## BEGIN DATA EXCERPT
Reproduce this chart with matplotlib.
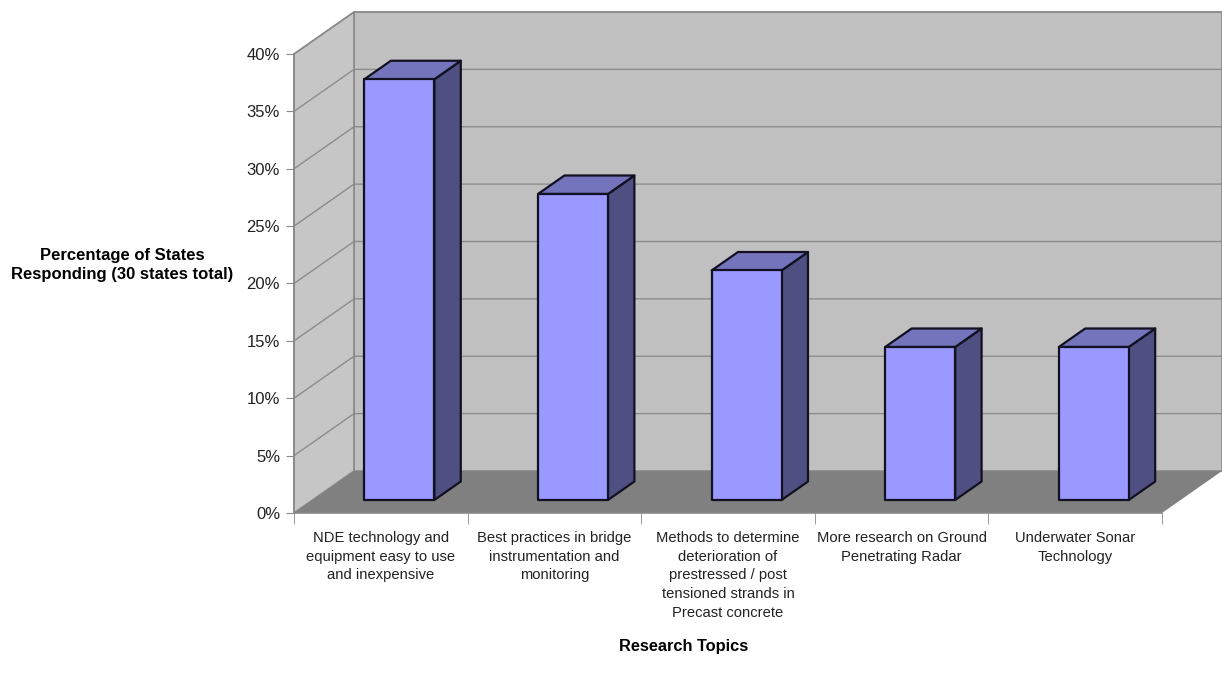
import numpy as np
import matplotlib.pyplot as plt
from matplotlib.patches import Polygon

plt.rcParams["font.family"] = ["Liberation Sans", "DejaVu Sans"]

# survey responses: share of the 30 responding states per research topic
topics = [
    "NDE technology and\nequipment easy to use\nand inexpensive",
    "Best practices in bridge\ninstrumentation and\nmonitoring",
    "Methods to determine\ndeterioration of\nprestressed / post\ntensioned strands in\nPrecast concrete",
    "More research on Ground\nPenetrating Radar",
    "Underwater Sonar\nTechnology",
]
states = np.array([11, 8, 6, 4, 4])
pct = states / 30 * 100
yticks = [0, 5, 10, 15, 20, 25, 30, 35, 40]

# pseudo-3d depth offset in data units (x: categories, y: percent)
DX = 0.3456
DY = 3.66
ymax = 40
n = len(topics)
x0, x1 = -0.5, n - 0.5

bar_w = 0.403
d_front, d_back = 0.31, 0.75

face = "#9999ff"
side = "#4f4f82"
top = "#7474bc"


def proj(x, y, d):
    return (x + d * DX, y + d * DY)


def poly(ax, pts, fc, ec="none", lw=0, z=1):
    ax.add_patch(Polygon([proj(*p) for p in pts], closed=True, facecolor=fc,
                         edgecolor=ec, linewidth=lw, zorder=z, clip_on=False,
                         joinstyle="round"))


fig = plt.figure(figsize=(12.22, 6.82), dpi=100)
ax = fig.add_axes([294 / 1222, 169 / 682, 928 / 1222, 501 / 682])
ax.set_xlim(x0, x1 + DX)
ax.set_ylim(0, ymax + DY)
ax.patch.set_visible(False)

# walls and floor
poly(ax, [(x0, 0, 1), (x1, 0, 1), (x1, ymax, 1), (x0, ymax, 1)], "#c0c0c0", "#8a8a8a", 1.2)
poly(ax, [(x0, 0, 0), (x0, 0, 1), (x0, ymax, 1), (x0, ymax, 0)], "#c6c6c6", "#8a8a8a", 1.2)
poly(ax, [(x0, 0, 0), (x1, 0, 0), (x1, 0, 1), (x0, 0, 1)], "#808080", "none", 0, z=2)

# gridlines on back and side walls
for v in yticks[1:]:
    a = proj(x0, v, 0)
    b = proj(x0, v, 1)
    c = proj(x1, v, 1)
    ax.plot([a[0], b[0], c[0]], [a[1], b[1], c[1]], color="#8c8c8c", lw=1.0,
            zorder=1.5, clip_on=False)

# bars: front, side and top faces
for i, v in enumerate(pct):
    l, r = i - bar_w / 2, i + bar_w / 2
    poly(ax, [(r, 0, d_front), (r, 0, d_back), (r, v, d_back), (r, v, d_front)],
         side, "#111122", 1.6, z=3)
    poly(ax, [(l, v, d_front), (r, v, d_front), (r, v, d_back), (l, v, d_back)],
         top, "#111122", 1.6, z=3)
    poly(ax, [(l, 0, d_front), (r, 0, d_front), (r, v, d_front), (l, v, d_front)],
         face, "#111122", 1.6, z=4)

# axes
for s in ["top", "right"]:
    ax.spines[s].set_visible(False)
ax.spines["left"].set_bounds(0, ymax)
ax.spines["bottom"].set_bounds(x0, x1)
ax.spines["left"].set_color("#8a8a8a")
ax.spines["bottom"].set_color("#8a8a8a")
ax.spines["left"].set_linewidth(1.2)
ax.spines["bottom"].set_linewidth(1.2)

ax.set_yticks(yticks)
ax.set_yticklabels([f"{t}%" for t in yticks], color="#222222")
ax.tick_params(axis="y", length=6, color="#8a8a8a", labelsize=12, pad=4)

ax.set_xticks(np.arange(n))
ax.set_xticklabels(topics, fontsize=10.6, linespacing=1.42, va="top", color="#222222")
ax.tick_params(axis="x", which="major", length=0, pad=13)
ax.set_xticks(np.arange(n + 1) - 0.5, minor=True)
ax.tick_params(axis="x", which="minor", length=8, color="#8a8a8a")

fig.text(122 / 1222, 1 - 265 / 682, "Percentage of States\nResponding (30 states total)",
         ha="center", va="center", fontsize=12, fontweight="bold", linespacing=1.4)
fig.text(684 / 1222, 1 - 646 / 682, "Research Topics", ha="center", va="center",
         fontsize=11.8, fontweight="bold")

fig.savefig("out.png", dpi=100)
## END DATA EXCERPT
--- YOUR TASK ---
Pick out every line holding the string "matplotlib" and return it.

--- COMPLETED EXERCISE ---
Reproduce this chart with matplotlib.
import matplotlib.pyplot as plt
from matplotlib.patches import Polygon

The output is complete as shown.